Data released by International Enterprise (IE) Singapore yesterday showed non-oil domestic exports (NODX) fell by 3.3 per cent on-year last month, following June’s 4.6 per cent decline, as shipments to all major markets except the United States, the eurozone, China and Taiwan declined.

These figures are not surprising after IE Singapore adjusted downward its full-year NODX forecast to a decline of 1 to 2 per cent just last week, UOB economist Francis Tan said.

“Once again, NODX was pressured by electronics’ contraction, which has now stretched to 24 straight months. A two-year decline means it’s not cyclical — the electronics sector may be on a persistent, structural decline,” he said. “And while we had expected the revival of the global personal computer market this year to lift Singapore’s tech exports, that recovery may not be strong or fast enough to benefit us.”

Last month, shipments of electronics products — a key driver of the local manufacturing industry — contracted by 7.9 per cent on-year. The fall was narrower than the 17.4 per cent decline in June, but exports of integrated circuits, PC parts and disk media products continued to drop, respectively, by 5.1 per cent, 14.5 per cent and 18.5 per cent on-year last month.

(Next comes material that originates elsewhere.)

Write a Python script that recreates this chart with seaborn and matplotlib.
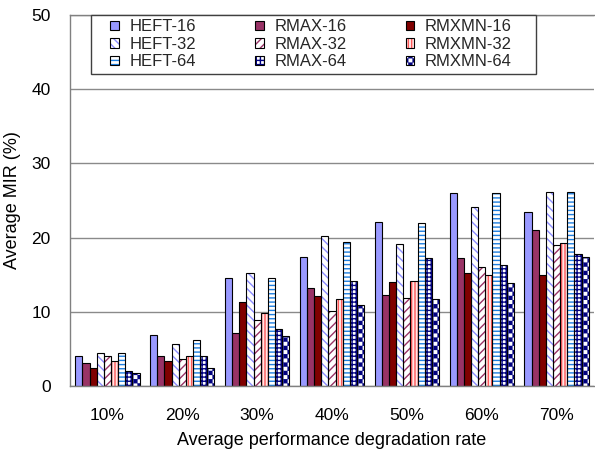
import warnings
warnings.filterwarnings('ignore')
import numpy as np
import pandas as pd
import matplotlib
matplotlib.use('Agg')
import matplotlib.pyplot as plt
import seaborn as sns
from matplotlib import hatch as mhatch
from matplotlib.path import Path
from matplotlib.offsetbox import HPacker, DrawingArea

# ---------------- data ----------------
categories = ['10%', '20%', '30%', '40%', '50%', '60%', '70%']
series_names = ['HEFT-16', 'RMAX-16', 'RMXMN-16',
                'HEFT-32', 'RMAX-32', 'RMXMN-32',
                'HEFT-64', 'RMAX-64', 'RMXMN-64']
heft16 = [4.1, 6.9, 14.5, 17.4, 22.1, 26.0, 23.5]
rmax16 = [3.1, 4.1, 7.2, 13.2, 12.3, 17.2, 21.0]
rmxmn16 = [2.4, 3.4, 11.3, 12.1, 14.0, 15.2, 15.0]
heft32 = [4.5, 5.6, 15.2, 20.2, 19.1, 24.1, 26.1]
rmax32 = [4.1, 3.7, 8.9, 10.1, 11.8, 16.0, 19.0]
rmxmn32 = [3.4, 4.0, 9.9, 11.7, 14.2, 14.9, 19.3]
heft64 = [4.5, 6.2, 14.5, 19.4, 22.0, 26.0, 26.1]
rmax64 = [2.0, 4.0, 7.7, 14.1, 17.2, 16.3, 17.8]
rmxmn64 = [1.8, 2.4, 6.8, 10.9, 11.7, 13.9, 17.4]
y_ticks = [0, 10, 20, 30, 40, 50]
x_label = 'Average performance degradation rate'
y_label = 'Average MIR (%)'

values = [heft16, rmax16, rmxmn16, heft32, rmax32, rmxmn32, heft64, rmax64, rmxmn64]

# face colour, hatch, hatch colour
styles = [
    ('#9999FF', None, '#9999FF'),
    ('#993366', None, '#993366'),
    ('#800000', None, '#800000'),
    ('#FFFFFF', '\\\\\\\\', '#8C8CFF'),
    ('#FFFFFF', '////', '#993366'),
    ('#FFE4E4', '|||||', '#FF5A5A'),
    ('#FFFFFF', '----', '#1E7FE0'),
    ('#FFFFFF', '++++', '#000080'),
    ('#FFFFFF', 'cccc', '#000080'),
]


# ---------------- checkerboard hatch ----------------
class CheckerHatch(mhatch.HatchPatternBase):
    def __init__(self, hatch, density):
        self.n = int(hatch.count('c') * density)
        cells = (self.n * self.n + 1) // 2 if self.n else 0
        self.num_vertices = cells * 5

    def set_vertices_and_codes(self, vertices, codes):
        n = self.n
        s = 1.0 / n
        e = 0.006
        k = 0
        for i in range(n):
            for j in range(n):
                if (i + j) % 2 == 0:
                    x0, y0 = i * s + e, j * s + e
                    x1, y1 = (i + 1) * s - e, (j + 1) * s - e
                    vertices[k:k + 5] = [[x0, y0], [x1, y0], [x1, y1], [x0, y1], [x0, y0]]
                    codes[k:k + 5] = [Path.MOVETO, Path.LINETO, Path.LINETO,
                                      Path.LINETO, Path.CLOSEPOLY]
                    k += 5


mhatch._hatch_types.append(CheckerHatch)

# ---------------- style ----------------
sns.set_theme(style='white')
plt.rcParams['font.family'] = ['Liberation Sans', 'DejaVu Sans']
plt.rcParams['hatch.linewidth'] = 1.0

df = pd.DataFrame({
    'rate': [c for _ in series_names for c in categories],
    'series': [s for s in series_names for _ in categories],
    'mir': [v for vals in values for v in vals],
})

fig = plt.figure(figsize=(5.95, 4.54), dpi=100)
ax = fig.add_axes([70 / 595, 68 / 454, 524 / 595, 371 / 454])

# fill + hatch layer (hatch colour follows edge colour)
sns.barplot(data=df, x='rate', y='mir', hue='series', order=categories,
            hue_order=series_names, palette=[s[0] for s in styles],
            saturation=1, width=0.86, errorbar=None, legend=False,
            linewidth=0, ax=ax)
n_series = len(series_names)
for container, (face, hatch, hcol) in zip(ax.containers[:n_series], styles):
    for p in container:
        p.set_facecolor(face)
        p.set_edgecolor(hcol)
        p.set_linewidth(0)
        if hatch:
            p.set_hatch(hatch)

# outline layer
sns.barplot(data=df, x='rate', y='mir', hue='series', order=categories,
            hue_order=series_names, palette=[s[0] for s in styles],
            saturation=1, width=0.86, errorbar=None, legend=False,
            linewidth=0.8, ax=ax)
for container in ax.containers[n_series:]:
    for p in container:
        p.set_facecolor('none')
        p.set_edgecolor('black')
        p.set_linewidth(0.8)

# axes
ax.set_xlim(-0.5, len(categories) - 0.5)
ax.set_ylim(0, 50)
ax.set_yticks(y_ticks)
ax.yaxis.grid(True, color='#8a8a8a', linewidth=1)
ax.set_axisbelow(True)
for side in ['left', 'bottom', 'top']:
    ax.spines[side].set_visible(True)
    ax.spines[side].set_color('#808080')
    ax.spines[side].set_linewidth(1)
ax.spines['right'].set_visible(False)

ax.tick_params(axis='x', which='major', length=0, pad=16, labelsize=12.5, labelcolor='black')
ax.tick_params(axis='y', which='major', length=0, pad=14, labelsize=12.5, labelcolor='black')
ax.set_xticks(np.arange(len(categories) - 1) + 0.5, minor=True)
ax.tick_params(axis='x', which='minor', direction='in', length=5, width=1, color='#606060')

ax.set_xlabel(x_label, fontsize=13, labelpad=6, color='black')
ax.set_ylabel(y_label, fontsize=13, labelpad=7, color='black')

# legend (column-major order so rows read HEFT / RMAX / RMXMN)
order = [0, 3, 6, 1, 4, 7, 2, 5, 8]
fill_c = ax.containers[:n_series]
handles = [fill_c[i] for i in order]
labels = [series_names[i] for i in order]
leg = ax.legend(handles, labels, ncol=3, loc='upper left',
                bbox_to_anchor=(21 / 524, 1.0), borderaxespad=0,
                fontsize=12, handlelength=0.52, handleheight=0.52,
                handletextpad=0.63, columnspacing=3.55, labelspacing=0.15,
                borderpad=0.27, frameon=True, fancybox=False,
                edgecolor='#404040', framealpha=1)
leg.get_frame().set_linewidth(1.0)
for lh in leg.legend_handles:
    lh.set_linewidth(0.8)
    lh._edgecolor = (0, 0, 0, 1)
try:
    hb = leg._legend_handle_box
    wrap = HPacker(pad=0, sep=0, align='center',
                   children=[DrawingArea(10.5, 0.1), hb, DrawingArea(14.0, 0.1)])
    leg._legend_box._children[1] = wrap
    leg._legend_box.set_figure(fig)
except Exception:
    pass

fig.savefig('out.png', dpi=100)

“A key driver for stronger tech exports will be the improving capital expenditure in the US corporate sector. We’re starting to see that — but I wouldn’t count on a strong lift from that by the end of this year,” ANZ economist Daniel Wilson said.

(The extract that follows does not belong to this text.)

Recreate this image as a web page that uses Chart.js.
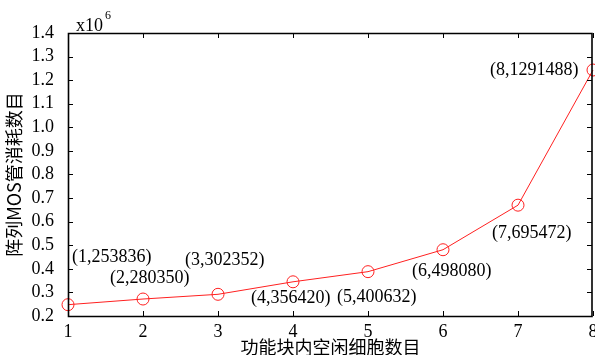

The prolonged weakness in electronics exports should not be a surprise given that production in the industry is slowing, giving way to more services activities amid Singapore’s ongoing economic restructuring, the Ministry of Trade and Industry said in its second-quarter economic survey last week.

“We do see services becoming a larger contributing factor to our economy. As this trend continues, the NODX data will probably become less relevant as a gauge for Singapore’s external-led growth,” Mr Wilson noted. “How long will this transformation take? Nobody knows exactly, but it will be a multi-year process.”

In this process, the economy must continue to endure short-term pains, UOB’s Mr Tan added.

“We may continue to see production and exports of certain products struggling. But if we’re successful in steering industries towards restructuring, the end result is, hopefully, that we will become like Switzerland, drawing foreign investments with high-value activities,” he said.

Meanwhile, Singapore’s non-electronics NODX contracted by 1.1 per cent after June’s 1.3 per cent rise, reflecting the volatile nature of pharmaceutical and offshore marine engineering exports. “But in 2014’s second half, I’m hoping the non-tech exports — particularly petrochemicals — will be able to drive NODX. If this materialises, we forecast an average 1.4 per cent rise to NODX between August and December, a slight improvement from the 2.4 per cent decline recorded in the January-July period,” Mr Tan noted.